While May 28 will technically be Eckstein’s first time delivering a speech to a large audience, he is no stranger to the stage, having played guitar for most of his life. “I’ve been performing since I was eight years old, but that’s a little bit different,” he explained. Instead, memorizing the speech has proven more intimidating for Eckstein. “I’ve learned to deal with the stage fright. I’ve done shows. I’ve been in front of a couple thousand people before. 30,000 [or] 10s of thousands [are] definitely a different magnitude.”

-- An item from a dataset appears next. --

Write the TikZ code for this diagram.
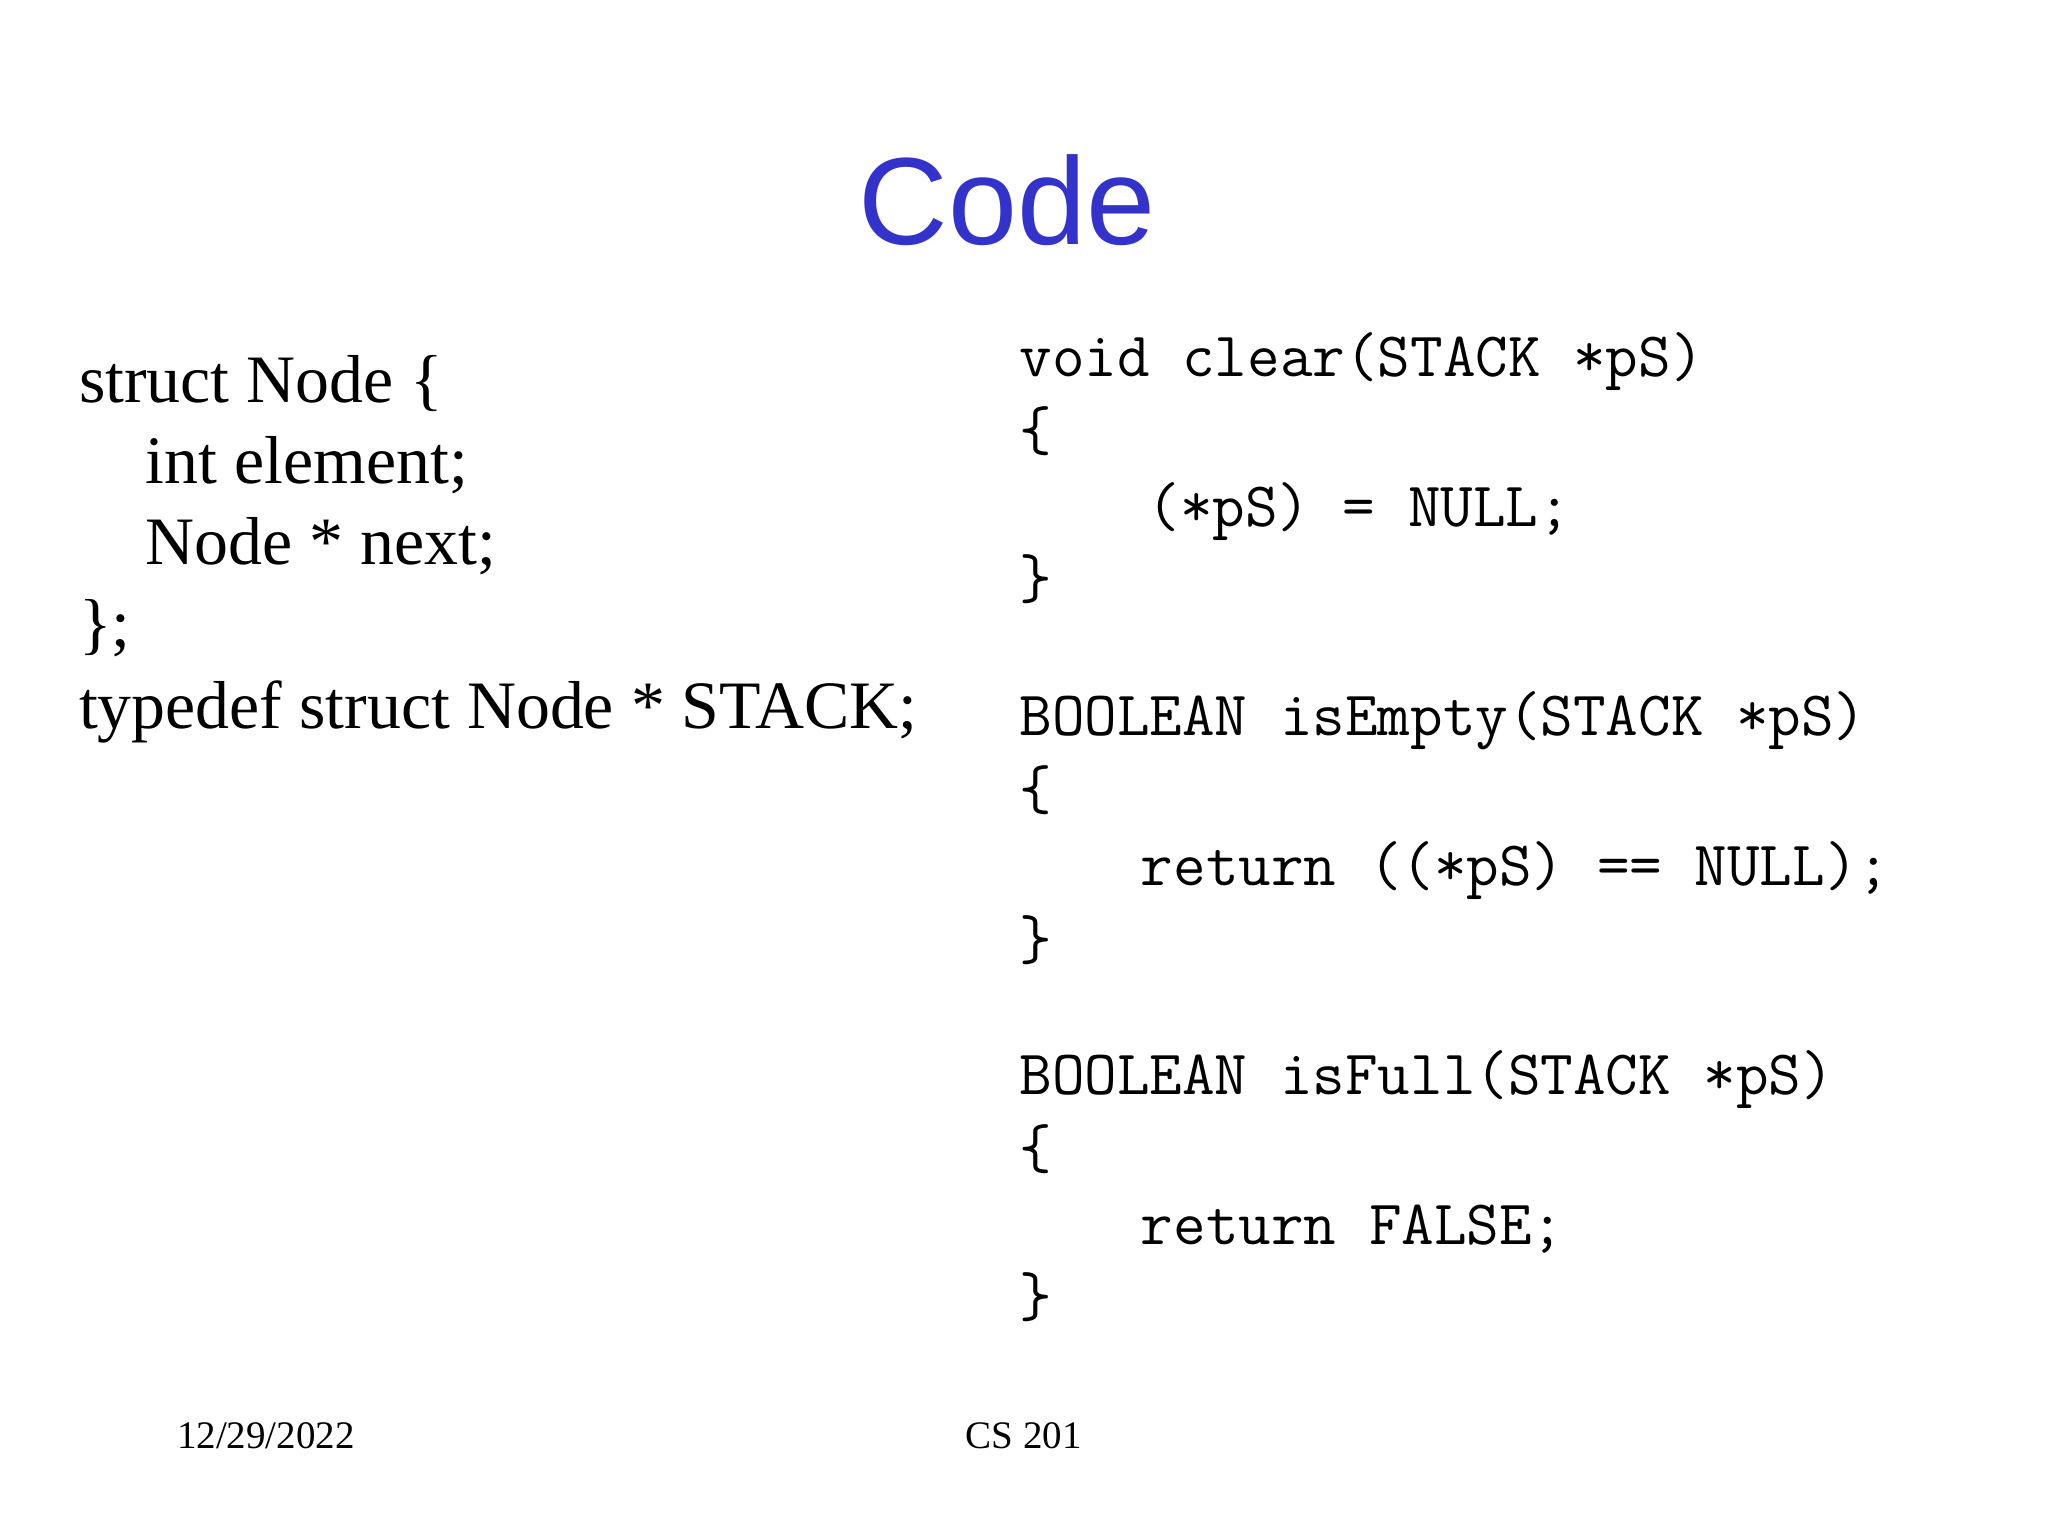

As commencement approaches, Eckstein has received a wide range of support from the College, including suggested revisions to his submission, rehearsal opportunities, and speech coaching, for which he expressed particular appreciation.
“From [selection] on, everybody in the committee was [involved], some are professors, some are administrators, some the committee,” he said. “Everything in the speech is still very much up to me. I have the final say.”
While his speech participates in a national conversation about the importance of dialogue and viewpoint diversity, Eckstein believes it embraces the power, not the faults, of differing opinions and perspectives. “We need to be using [our] specific diversity to address problems, and … to find a path forward.” And beyond that, he believes that his words embody Harvard’s promise of a transformative undergraduate experience through both academic and social-emotional learning.
“Through all of the ups and downs and all of the insanity of being at a place like Harvard, I wouldn’t miss it for the world.”